# [WHAT THIS TASK INVOLVES]
Transcribe every line exactly and omit anything that is a picture.

# [RAW DATA]
----------

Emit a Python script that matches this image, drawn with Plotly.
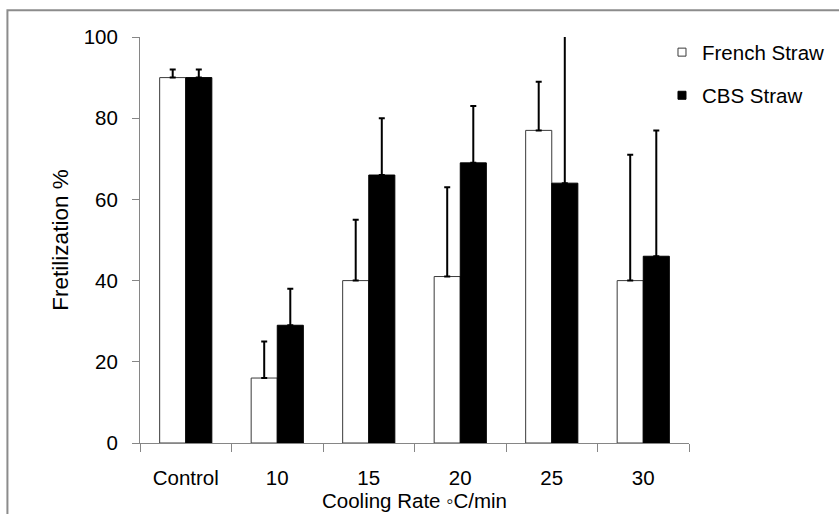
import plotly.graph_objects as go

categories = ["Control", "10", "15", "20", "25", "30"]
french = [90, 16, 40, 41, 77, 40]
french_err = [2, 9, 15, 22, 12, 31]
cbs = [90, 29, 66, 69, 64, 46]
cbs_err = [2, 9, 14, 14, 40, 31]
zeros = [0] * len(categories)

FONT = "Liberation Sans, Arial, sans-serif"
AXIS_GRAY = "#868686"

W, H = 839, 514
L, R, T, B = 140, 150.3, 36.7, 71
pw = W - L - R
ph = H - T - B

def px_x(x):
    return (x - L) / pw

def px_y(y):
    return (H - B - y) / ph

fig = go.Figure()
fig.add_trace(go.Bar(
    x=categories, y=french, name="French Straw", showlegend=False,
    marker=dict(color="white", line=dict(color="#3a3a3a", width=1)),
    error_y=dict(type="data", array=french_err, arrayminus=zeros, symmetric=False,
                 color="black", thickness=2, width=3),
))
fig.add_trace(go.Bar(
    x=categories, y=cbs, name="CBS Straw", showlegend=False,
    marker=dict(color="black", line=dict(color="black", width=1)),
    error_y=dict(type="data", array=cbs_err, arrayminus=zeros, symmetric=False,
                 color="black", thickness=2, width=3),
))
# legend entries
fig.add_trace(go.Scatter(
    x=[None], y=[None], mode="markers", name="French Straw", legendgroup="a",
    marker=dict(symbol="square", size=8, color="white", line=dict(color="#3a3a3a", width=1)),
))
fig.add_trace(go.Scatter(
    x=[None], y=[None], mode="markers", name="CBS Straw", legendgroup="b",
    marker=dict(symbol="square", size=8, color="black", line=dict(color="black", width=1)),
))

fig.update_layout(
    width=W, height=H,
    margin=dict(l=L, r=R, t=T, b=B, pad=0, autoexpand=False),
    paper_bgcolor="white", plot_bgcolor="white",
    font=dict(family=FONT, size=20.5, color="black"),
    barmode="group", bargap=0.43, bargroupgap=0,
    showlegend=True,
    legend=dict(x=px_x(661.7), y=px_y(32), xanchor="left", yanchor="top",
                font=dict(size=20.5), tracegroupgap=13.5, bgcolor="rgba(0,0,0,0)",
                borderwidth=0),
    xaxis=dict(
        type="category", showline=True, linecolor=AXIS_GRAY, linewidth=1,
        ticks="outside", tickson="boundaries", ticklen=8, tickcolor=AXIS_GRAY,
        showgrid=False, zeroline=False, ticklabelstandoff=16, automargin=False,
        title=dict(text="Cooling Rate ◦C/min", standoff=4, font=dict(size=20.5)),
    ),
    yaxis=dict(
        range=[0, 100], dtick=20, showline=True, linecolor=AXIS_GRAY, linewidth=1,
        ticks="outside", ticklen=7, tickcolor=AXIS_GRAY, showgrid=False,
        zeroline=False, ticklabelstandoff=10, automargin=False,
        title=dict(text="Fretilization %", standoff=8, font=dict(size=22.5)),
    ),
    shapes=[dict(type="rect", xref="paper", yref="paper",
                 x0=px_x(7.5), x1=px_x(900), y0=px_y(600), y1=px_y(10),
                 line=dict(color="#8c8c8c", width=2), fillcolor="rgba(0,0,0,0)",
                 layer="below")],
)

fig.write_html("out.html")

----------

# [OUTPUT BELOW]
Emit a Python script that matches this image, drawn with Plotly.
import plotly.graph_objects as go

categories = ["Control", "10", "15", "20", "25", "30"]
french = [90, 16, 40, 41, 77, 40]
french_err = [2, 9, 15, 22, 12, 31]
cbs = [90, 29, 66, 69, 64, 46]
cbs_err = [2, 9, 14, 14, 40, 31]
zeros = [0] * len(categories)

FONT = "Liberation Sans, Arial, sans-serif"
AXIS_GRAY = "#868686"

W, H = 839, 514
L, R, T, B = 140, 150.3, 36.7, 71
pw = W - L - R
ph = H - T - B

def px_x(x):
    return (x - L) / pw

def px_y(y):
    return (H - B - y) / ph

fig = go.Figure()
fig.add_trace(go.Bar(
    x=categories, y=french, name="French Straw", showlegend=False,
    marker=dict(color="white", line=dict(color="#3a3a3a", width=1)),
    error_y=dict(type="data", array=french_err, arrayminus=zeros, symmetric=False,
                 color="black", thickness=2, width=3),
))
fig.add_trace(go.Bar(
    x=categories, y=cbs, name="CBS Straw", showlegend=False,
    marker=dict(color="black", line=dict(color="black", width=1)),
    error_y=dict(type="data", array=cbs_err, arrayminus=zeros, symmetric=False,
                 color="black", thickness=2, width=3),
))
# legend entries
fig.add_trace(go.Scatter(
    x=[None], y=[None], mode="markers", name="French Straw", legendgroup="a",
    marker=dict(symbol="square", size=8, color="white", line=dict(color="#3a3a3a", width=1)),
))
fig.add_trace(go.Scatter(
    x=[None], y=[None], mode="markers", name="CBS Straw", legendgroup="b",
    marker=dict(symbol="square", size=8, color="black", line=dict(color="black", width=1)),
))

fig.update_layout(
    width=W, height=H,
    margin=dict(l=L, r=R, t=T, b=B, pad=0, autoexpand=False),
    paper_bgcolor="white", plot_bgcolor="white",
    font=dict(family=FONT, size=20.5, color="black"),
    barmode="group", bargap=0.43, bargroupgap=0,
    showlegend=True,
    legend=dict(x=px_x(661.7), y=px_y(32), xanchor="left", yanchor="top",
                font=dict(size=20.5), tracegroupgap=13.5, bgcolor="rgba(0,0,0,0)",
                borderwidth=0),
    xaxis=dict(
        type="category", showline=True, linecolor=AXIS_GRAY, linewidth=1,
        ticks="outside", tickson="boundaries", ticklen=8, tickcolor=AXIS_GRAY,
        showgrid=False, zeroline=False, ticklabelstandoff=16, automargin=False,
        title=dict(text="Cooling Rate ◦C/min", standoff=4, font=dict(size=20.5)),
    ),
    yaxis=dict(
        range=[0, 100], dtick=20, showline=True, linecolor=AXIS_GRAY, linewidth=1,
        ticks="outside", ticklen=7, tickcolor=AXIS_GRAY, showgrid=False,
        zeroline=False, ticklabelstandoff=10, automargin=False,
        title=dict(text="Fretilization %", standoff=8, font=dict(size=22.5)),
    ),
    shapes=[dict(type="rect", xref="paper", yref="paper",
                 x0=px_x(7.5), x1=px_x(900), y0=px_y(600), y1=px_y(10),
                 line=dict(color="#8c8c8c", width=2), fillcolor="rgba(0,0,0,0)",
                 layer="below")],
)

fig.write_html("out.html")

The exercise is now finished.